# DATA EXTRACT start
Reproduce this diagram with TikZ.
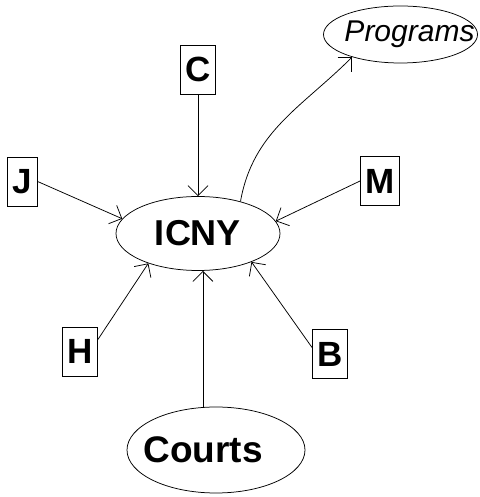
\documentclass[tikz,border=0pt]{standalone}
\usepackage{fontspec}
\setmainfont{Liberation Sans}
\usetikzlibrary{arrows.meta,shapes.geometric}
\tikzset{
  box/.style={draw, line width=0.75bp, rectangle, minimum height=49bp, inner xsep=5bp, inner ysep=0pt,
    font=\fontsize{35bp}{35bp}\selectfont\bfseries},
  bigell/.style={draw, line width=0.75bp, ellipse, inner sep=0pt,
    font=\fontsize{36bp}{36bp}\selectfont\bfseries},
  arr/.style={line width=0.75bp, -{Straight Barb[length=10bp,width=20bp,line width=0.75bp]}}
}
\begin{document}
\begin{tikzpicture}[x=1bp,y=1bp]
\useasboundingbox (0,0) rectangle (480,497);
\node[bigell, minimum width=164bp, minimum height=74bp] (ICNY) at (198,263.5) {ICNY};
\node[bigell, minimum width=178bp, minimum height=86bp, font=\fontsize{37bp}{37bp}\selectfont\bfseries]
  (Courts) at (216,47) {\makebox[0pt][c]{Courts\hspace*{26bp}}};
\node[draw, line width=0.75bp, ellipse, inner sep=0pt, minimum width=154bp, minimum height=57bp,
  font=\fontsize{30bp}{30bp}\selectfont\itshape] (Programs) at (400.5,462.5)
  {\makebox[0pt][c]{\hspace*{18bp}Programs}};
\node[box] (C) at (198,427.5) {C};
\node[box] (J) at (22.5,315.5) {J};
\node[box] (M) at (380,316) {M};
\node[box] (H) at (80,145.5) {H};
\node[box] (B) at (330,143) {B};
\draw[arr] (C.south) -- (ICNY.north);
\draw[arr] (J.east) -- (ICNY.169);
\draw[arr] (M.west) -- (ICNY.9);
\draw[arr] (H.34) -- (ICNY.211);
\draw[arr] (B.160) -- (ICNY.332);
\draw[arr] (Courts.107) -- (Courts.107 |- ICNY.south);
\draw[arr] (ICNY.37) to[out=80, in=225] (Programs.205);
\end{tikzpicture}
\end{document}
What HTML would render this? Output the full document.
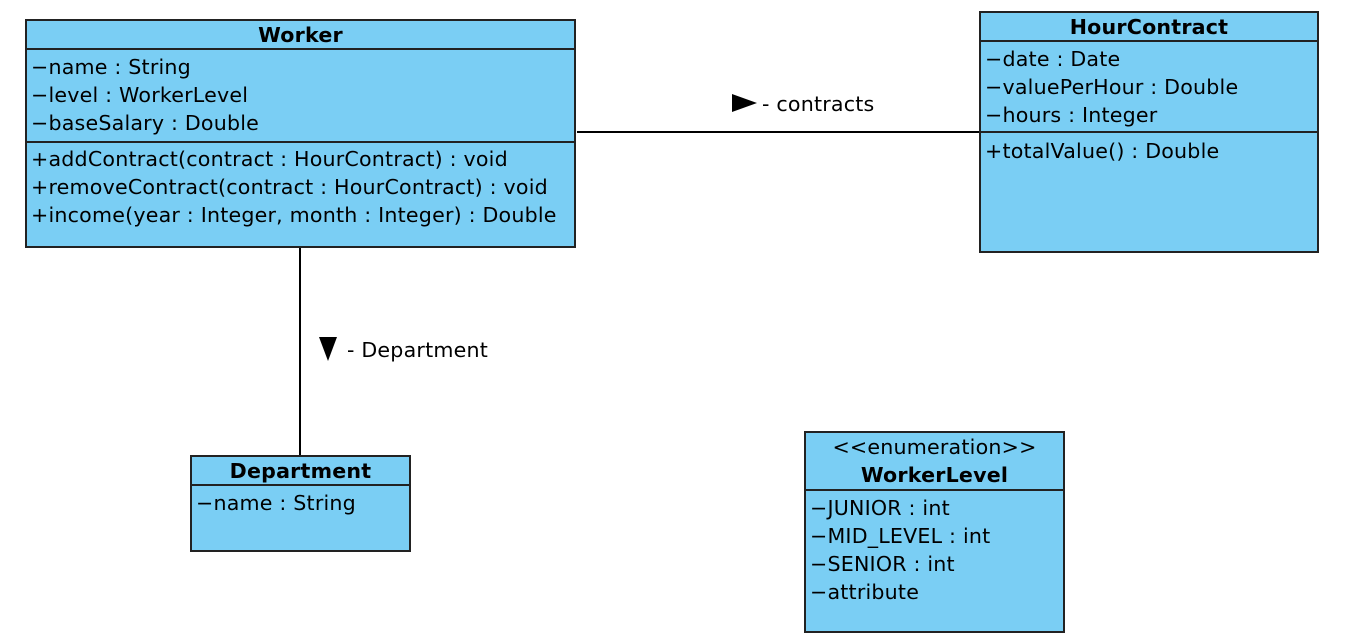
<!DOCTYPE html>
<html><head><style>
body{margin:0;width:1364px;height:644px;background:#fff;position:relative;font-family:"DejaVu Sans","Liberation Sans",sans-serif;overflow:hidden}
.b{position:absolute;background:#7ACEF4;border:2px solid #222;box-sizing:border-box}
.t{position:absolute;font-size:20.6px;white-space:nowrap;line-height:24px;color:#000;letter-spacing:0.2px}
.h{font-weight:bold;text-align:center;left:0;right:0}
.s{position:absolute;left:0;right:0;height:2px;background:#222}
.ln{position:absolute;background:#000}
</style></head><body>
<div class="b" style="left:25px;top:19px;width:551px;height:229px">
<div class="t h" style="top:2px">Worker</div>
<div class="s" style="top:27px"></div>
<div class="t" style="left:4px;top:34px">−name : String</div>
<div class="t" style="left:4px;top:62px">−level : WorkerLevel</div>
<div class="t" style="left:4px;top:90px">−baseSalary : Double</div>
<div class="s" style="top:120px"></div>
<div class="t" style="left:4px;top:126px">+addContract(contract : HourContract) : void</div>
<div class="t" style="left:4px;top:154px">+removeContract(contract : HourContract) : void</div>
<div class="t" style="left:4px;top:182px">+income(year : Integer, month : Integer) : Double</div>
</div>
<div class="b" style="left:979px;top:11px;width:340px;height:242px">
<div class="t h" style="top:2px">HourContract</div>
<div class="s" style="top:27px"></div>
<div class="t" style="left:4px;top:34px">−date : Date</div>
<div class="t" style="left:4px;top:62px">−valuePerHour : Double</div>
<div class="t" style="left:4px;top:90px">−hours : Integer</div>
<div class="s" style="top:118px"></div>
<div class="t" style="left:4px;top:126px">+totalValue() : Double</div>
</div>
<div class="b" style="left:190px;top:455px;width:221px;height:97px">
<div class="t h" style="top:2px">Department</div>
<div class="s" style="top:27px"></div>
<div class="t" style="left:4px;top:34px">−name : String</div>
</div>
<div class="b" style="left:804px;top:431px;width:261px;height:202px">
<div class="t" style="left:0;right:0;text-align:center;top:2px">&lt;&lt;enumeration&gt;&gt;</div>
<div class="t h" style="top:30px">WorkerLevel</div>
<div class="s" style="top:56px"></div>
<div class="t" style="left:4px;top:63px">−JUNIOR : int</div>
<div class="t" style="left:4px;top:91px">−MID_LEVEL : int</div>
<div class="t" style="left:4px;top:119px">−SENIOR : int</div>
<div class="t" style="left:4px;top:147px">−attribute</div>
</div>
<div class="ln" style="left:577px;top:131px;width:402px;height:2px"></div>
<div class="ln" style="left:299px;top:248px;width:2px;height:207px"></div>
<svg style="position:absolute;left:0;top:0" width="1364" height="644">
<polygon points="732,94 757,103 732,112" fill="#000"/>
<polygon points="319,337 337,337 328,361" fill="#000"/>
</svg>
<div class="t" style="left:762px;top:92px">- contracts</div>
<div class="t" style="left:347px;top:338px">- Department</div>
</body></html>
# DATA EXTRACT end
- [TASK PROMPT]: Quote the entries above word for word. Leave the images out.

- [SOLUTION TO THIS PROBLEM]:
Reproduce this diagram with TikZ.
\documentclass[tikz,border=0pt]{standalone}
\usepackage{fontspec}
\setmainfont{Liberation Sans}
\usetikzlibrary{arrows.meta,shapes.geometric}
\tikzset{
  box/.style={draw, line width=0.75bp, rectangle, minimum height=49bp, inner xsep=5bp, inner ysep=0pt,
    font=\fontsize{35bp}{35bp}\selectfont\bfseries},
  bigell/.style={draw, line width=0.75bp, ellipse, inner sep=0pt,
    font=\fontsize{36bp}{36bp}\selectfont\bfseries},
  arr/.style={line width=0.75bp, -{Straight Barb[length=10bp,width=20bp,line width=0.75bp]}}
}
\begin{document}
\begin{tikzpicture}[x=1bp,y=1bp]
\useasboundingbox (0,0) rectangle (480,497);
\node[bigell, minimum width=164bp, minimum height=74bp] (ICNY) at (198,263.5) {ICNY};
\node[bigell, minimum width=178bp, minimum height=86bp, font=\fontsize{37bp}{37bp}\selectfont\bfseries]
  (Courts) at (216,47) {\makebox[0pt][c]{Courts\hspace*{26bp}}};
\node[draw, line width=0.75bp, ellipse, inner sep=0pt, minimum width=154bp, minimum height=57bp,
  font=\fontsize{30bp}{30bp}\selectfont\itshape] (Programs) at (400.5,462.5)
  {\makebox[0pt][c]{\hspace*{18bp}Programs}};
\node[box] (C) at (198,427.5) {C};
\node[box] (J) at (22.5,315.5) {J};
\node[box] (M) at (380,316) {M};
\node[box] (H) at (80,145.5) {H};
\node[box] (B) at (330,143) {B};
\draw[arr] (C.south) -- (ICNY.north);
\draw[arr] (J.east) -- (ICNY.169);
\draw[arr] (M.west) -- (ICNY.9);
\draw[arr] (H.34) -- (ICNY.211);
\draw[arr] (B.160) -- (ICNY.332);
\draw[arr] (Courts.107) -- (Courts.107 |- ICNY.south);
\draw[arr] (ICNY.37) to[out=80, in=225] (Programs.205);
\end{tikzpicture}
\end{document}
What HTML would render this? Output the full document.
<!DOCTYPE html>
<html><head><style>
body{margin:0;width:1364px;height:644px;background:#fff;position:relative;font-family:"DejaVu Sans","Liberation Sans",sans-serif;overflow:hidden}
.b{position:absolute;background:#7ACEF4;border:2px solid #222;box-sizing:border-box}
.t{position:absolute;font-size:20.6px;white-space:nowrap;line-height:24px;color:#000;letter-spacing:0.2px}
.h{font-weight:bold;text-align:center;left:0;right:0}
.s{position:absolute;left:0;right:0;height:2px;background:#222}
.ln{position:absolute;background:#000}
</style></head><body>
<div class="b" style="left:25px;top:19px;width:551px;height:229px">
<div class="t h" style="top:2px">Worker</div>
<div class="s" style="top:27px"></div>
<div class="t" style="left:4px;top:34px">−name : String</div>
<div class="t" style="left:4px;top:62px">−level : WorkerLevel</div>
<div class="t" style="left:4px;top:90px">−baseSalary : Double</div>
<div class="s" style="top:120px"></div>
<div class="t" style="left:4px;top:126px">+addContract(contract : HourContract) : void</div>
<div class="t" style="left:4px;top:154px">+removeContract(contract : HourContract) : void</div>
<div class="t" style="left:4px;top:182px">+income(year : Integer, month : Integer) : Double</div>
</div>
<div class="b" style="left:979px;top:11px;width:340px;height:242px">
<div class="t h" style="top:2px">HourContract</div>
<div class="s" style="top:27px"></div>
<div class="t" style="left:4px;top:34px">−date : Date</div>
<div class="t" style="left:4px;top:62px">−valuePerHour : Double</div>
<div class="t" style="left:4px;top:90px">−hours : Integer</div>
<div class="s" style="top:118px"></div>
<div class="t" style="left:4px;top:126px">+totalValue() : Double</div>
</div>
<div class="b" style="left:190px;top:455px;width:221px;height:97px">
<div class="t h" style="top:2px">Department</div>
<div class="s" style="top:27px"></div>
<div class="t" style="left:4px;top:34px">−name : String</div>
</div>
<div class="b" style="left:804px;top:431px;width:261px;height:202px">
<div class="t" style="left:0;right:0;text-align:center;top:2px">&lt;&lt;enumeration&gt;&gt;</div>
<div class="t h" style="top:30px">WorkerLevel</div>
<div class="s" style="top:56px"></div>
<div class="t" style="left:4px;top:63px">−JUNIOR : int</div>
<div class="t" style="left:4px;top:91px">−MID_LEVEL : int</div>
<div class="t" style="left:4px;top:119px">−SENIOR : int</div>
<div class="t" style="left:4px;top:147px">−attribute</div>
</div>
<div class="ln" style="left:577px;top:131px;width:402px;height:2px"></div>
<div class="ln" style="left:299px;top:248px;width:2px;height:207px"></div>
<svg style="position:absolute;left:0;top:0" width="1364" height="644">
<polygon points="732,94 757,103 732,112" fill="#000"/>
<polygon points="319,337 337,337 328,361" fill="#000"/>
</svg>
<div class="t" style="left:762px;top:92px">- contracts</div>
<div class="t" style="left:347px;top:338px">- Department</div>
</body></html>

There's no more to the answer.